Interface Operator

All Superinterfaces:
AutoCloseable, Closeable, OperatorPipelineV3, Serializable
All Known Subinterfaces:
Collector, Executor, Formatter, Loader, SupportsAggregation, SupportsCopyToLocal, SupportsFileLocalization, SupportsHadoopDFS, SupportsOrdering, SupportsReadPartitions, SupportsRepartitioning, SupportsSaveToBLOB, SupportsSaveToHTTP, SupportsSaveToJDBC, SupportsScanPartitions, SupportsTableLocalization, SupportsUDF1<T1,R>, SupportsUDF2<T1,T2,R>, SupportsUDF3<T1,T2,T3,R>, SupportsUDF4<T1,T2,T3,T4,R>, SupportsUDF5<T1,T2,T3,T4,T5,R>, Transformer, Writer

@DeveloperApi public interface Operator extends OperatorPipelineV3, Serializable, Closeable
An operator that processes Spark DataFrame and produces a new DataFrame. Multiple operators chained together is the operator pipeline that automates in-memory data processing specific to an input or output file or tabular data in a workflow task.

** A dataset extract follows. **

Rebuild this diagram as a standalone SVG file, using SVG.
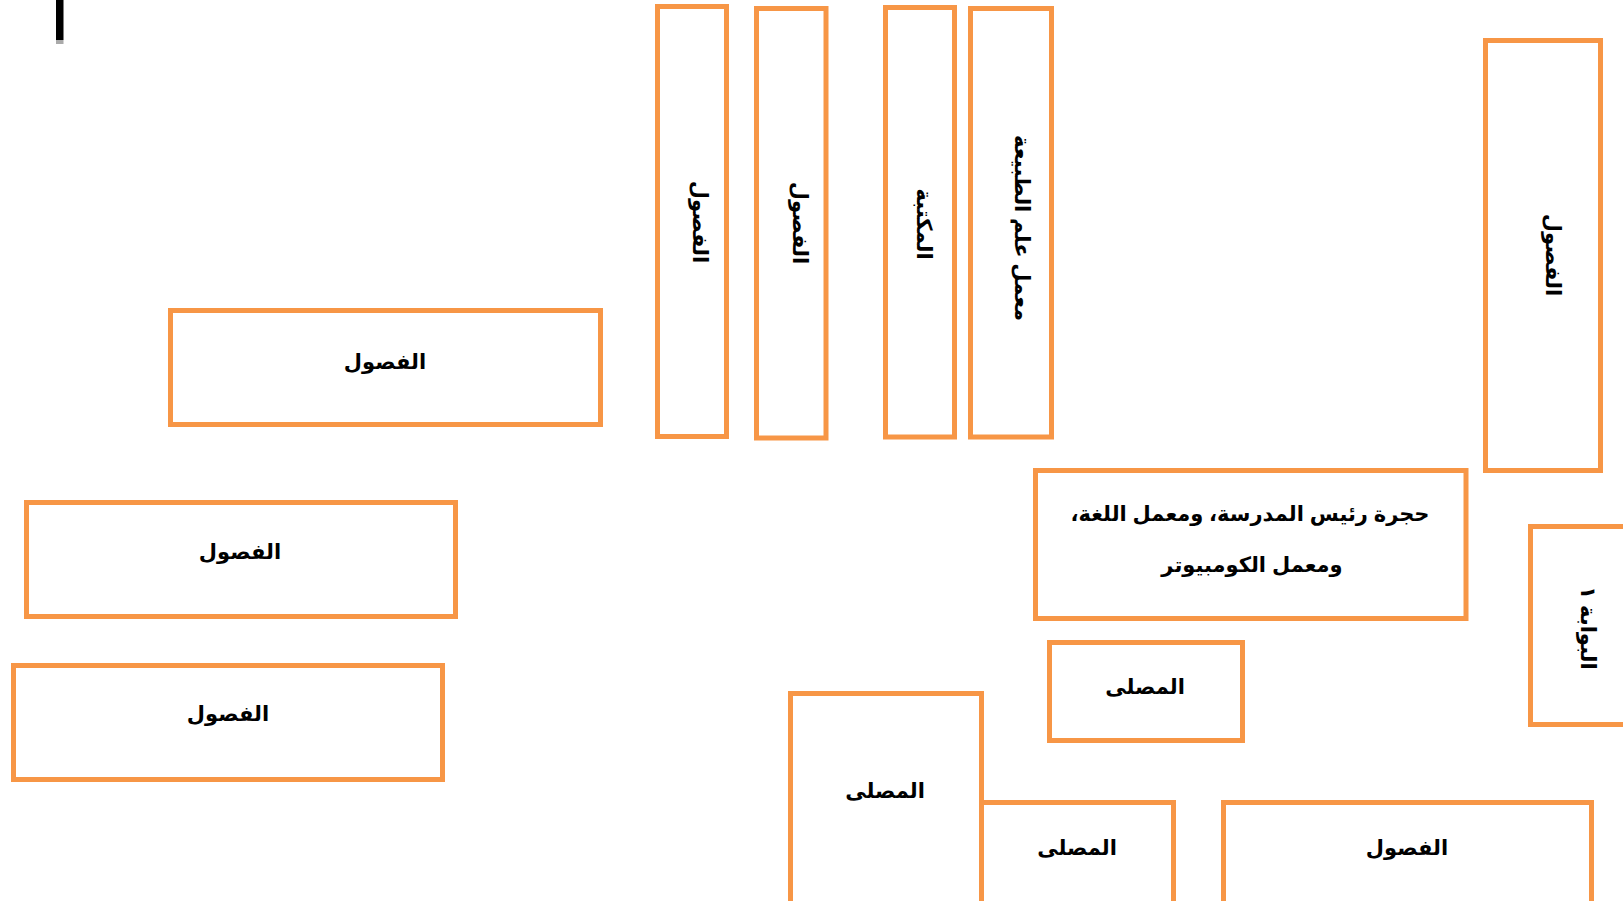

Operations available in operator pipeline are divided into localization, computation, and delocalization.
Localization loads datasets from a source (such as blob storage) and optionally transforms the dataset to meet the requirements of distributed task commands.
Computation passes DataFrame partitions to task command as inputs and executes the task command (such as shell script or SQL).
Delocalization collects a file or dataset outputted from task command and saves to a destination (such as blob storage).
See Also:
  • Method Summary

    Modifier and Type
    Method
    Description
    default String
    Get the operator name that is used to uniquely specify the operator configuration of task operator pipelines.
    Get the OperatorContext containing a list of properties in the form of NamedValue objects associated with this operator object.

    Methods inherited from interface java.io.Closeable

    close
  • Method Details

    • getName

      default String getName()
      Get the operator name that is used to uniquely specify the operator configuration of task operator pipelines.
      Returns:
      operator name
    • getOperatorContext

      OperatorContext getOperatorContext()
      Get the OperatorContext containing a list of properties in the form of NamedValue objects associated with this operator object. Operator context can store state properties that will be passed to downstream operators.
      Returns:
      operator context